> _TASK DETAILS_
Copy the data below exactly, omitting any picture it contains.

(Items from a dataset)
----

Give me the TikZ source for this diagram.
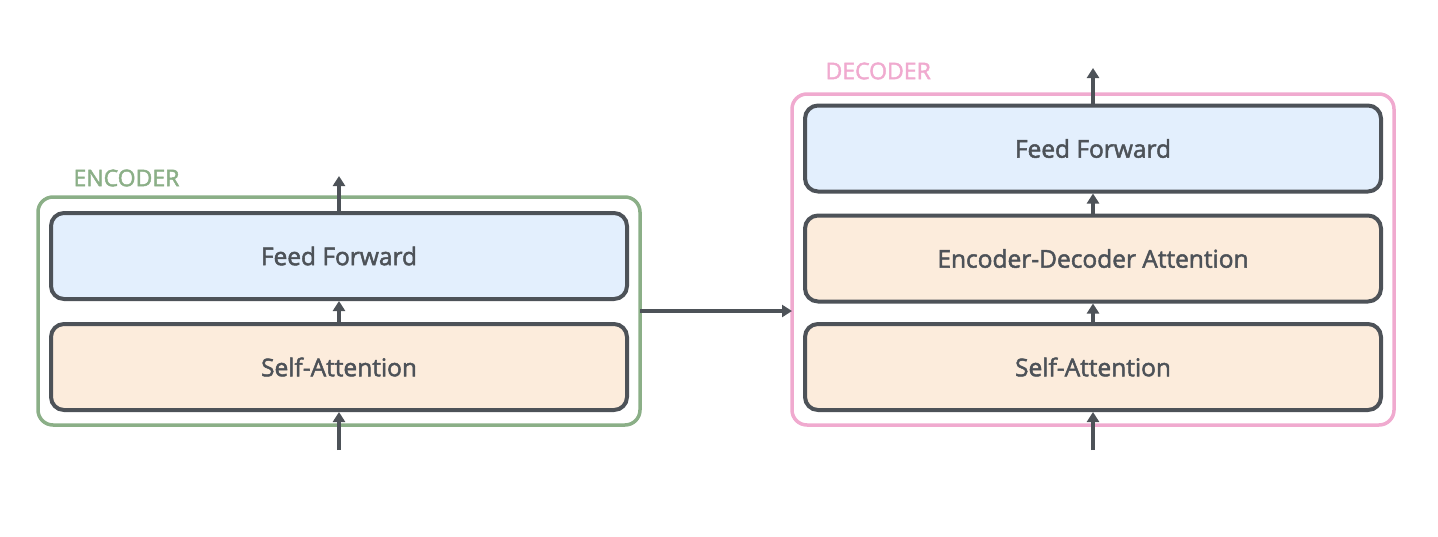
\documentclass[tikz,border=0pt]{standalone}
\usepackage{fontspec}
\setmainfont{Open Sans}
\newfontfamily\semi[FakeBold=2]{Open Sans}
\usetikzlibrary{arrows.meta}
\definecolor{dk}{HTML}{4D5258}
\definecolor{ffb}{HTML}{E3EFFD}
\definecolor{sab}{HTML}{FCECDC}
\definecolor{enc}{HTML}{8BAF87}
\definecolor{dec}{HTML}{F0AACF}
\begin{document}
\begin{tikzpicture}[x=1pt,y=-1pt,
  layer/.style={draw=dk,line width=4pt,rounded corners=13pt,minimum height=86pt,minimum width=576pt,font=\semi\fontsize{24.5}{28}\selectfont,text=dk},
  outer/.style={line width=3.5pt,rounded corners=15pt},
  arr/.style={draw=dk,line width=3.5pt,-{Triangle[length=10pt,width=12pt]}},
  lab/.style={font=\semi\fontsize{23}{26}\selectfont,anchor=west}]
\useasboundingbox (0,0) rectangle (1438,536);
\draw[outer,draw=enc] (38,197) rectangle (640,425);
\node[lab,text=enc] (el) at (70,178) {ENCODER};
\node[layer,fill=ffb] (eff) at (339,256) {Feed Forward};
\node[layer,fill=sab] (esa) at (339,367) {Self-Attention};
\coordinate (ein) at (339,450);
\coordinate (eout) at (339,176);
\draw[arr] (ein) -- (esa.south);
\draw[arr] (esa.north) -- (eff.south);
\draw[arr] (eff.north) -- (eout);
\draw[outer,draw=dec] (792,94) rectangle (1394,425);
\node[lab,text=dec] (dl) at (822,71) {DECODER};
\node[layer,fill=ffb] (dff) at (1093,148.5) {Feed Forward};
\node[layer,fill=sab] (deda) at (1093,258.5) {Encoder-Decoder Attention};
\node[layer,fill=sab] (dsa) at (1093,367) {Self-Attention};
\coordinate (din) at (1093,450);
\coordinate (dout) at (1093,68);
\coordinate (es) at (640,311);
\coordinate (de) at (792,311);
\draw[arr] (din) -- (dsa.south);
\draw[arr] (dsa.north) -- (deda.south);
\draw[arr] (deda.north) -- (dff.south);
\draw[arr] (dff.north) -- (dout);
\draw[arr] (es) -- (de);
\end{tikzpicture}
\end{document}
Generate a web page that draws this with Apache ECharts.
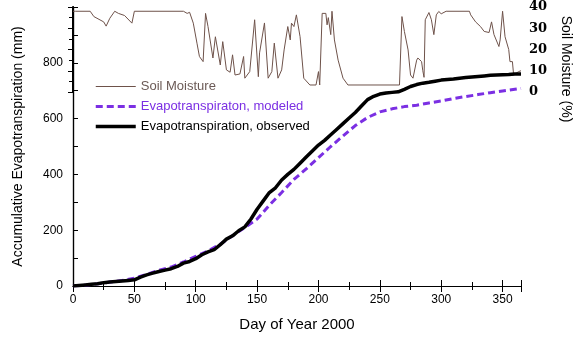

----

> _RESPONSE_
Give me the TikZ source for this diagram.
\documentclass[tikz,border=0pt]{standalone}
\usepackage{fontspec}
\setmainfont{Open Sans}
\newfontfamily\semi[FakeBold=2]{Open Sans}
\usetikzlibrary{arrows.meta}
\definecolor{dk}{HTML}{4D5258}
\definecolor{ffb}{HTML}{E3EFFD}
\definecolor{sab}{HTML}{FCECDC}
\definecolor{enc}{HTML}{8BAF87}
\definecolor{dec}{HTML}{F0AACF}
\begin{document}
\begin{tikzpicture}[x=1pt,y=-1pt,
  layer/.style={draw=dk,line width=4pt,rounded corners=13pt,minimum height=86pt,minimum width=576pt,font=\semi\fontsize{24.5}{28}\selectfont,text=dk},
  outer/.style={line width=3.5pt,rounded corners=15pt},
  arr/.style={draw=dk,line width=3.5pt,-{Triangle[length=10pt,width=12pt]}},
  lab/.style={font=\semi\fontsize{23}{26}\selectfont,anchor=west}]
\useasboundingbox (0,0) rectangle (1438,536);
\draw[outer,draw=enc] (38,197) rectangle (640,425);
\node[lab,text=enc] (el) at (70,178) {ENCODER};
\node[layer,fill=ffb] (eff) at (339,256) {Feed Forward};
\node[layer,fill=sab] (esa) at (339,367) {Self-Attention};
\coordinate (ein) at (339,450);
\coordinate (eout) at (339,176);
\draw[arr] (ein) -- (esa.south);
\draw[arr] (esa.north) -- (eff.south);
\draw[arr] (eff.north) -- (eout);
\draw[outer,draw=dec] (792,94) rectangle (1394,425);
\node[lab,text=dec] (dl) at (822,71) {DECODER};
\node[layer,fill=ffb] (dff) at (1093,148.5) {Feed Forward};
\node[layer,fill=sab] (deda) at (1093,258.5) {Encoder-Decoder Attention};
\node[layer,fill=sab] (dsa) at (1093,367) {Self-Attention};
\coordinate (din) at (1093,450);
\coordinate (dout) at (1093,68);
\coordinate (es) at (640,311);
\coordinate (de) at (792,311);
\draw[arr] (din) -- (dsa.south);
\draw[arr] (dsa.north) -- (deda.south);
\draw[arr] (deda.north) -- (dff.south);
\draw[arr] (dff.north) -- (dout);
\draw[arr] (es) -- (de);
\end{tikzpicture}
\end{document}
Generate a web page that draws this with Apache ECharts.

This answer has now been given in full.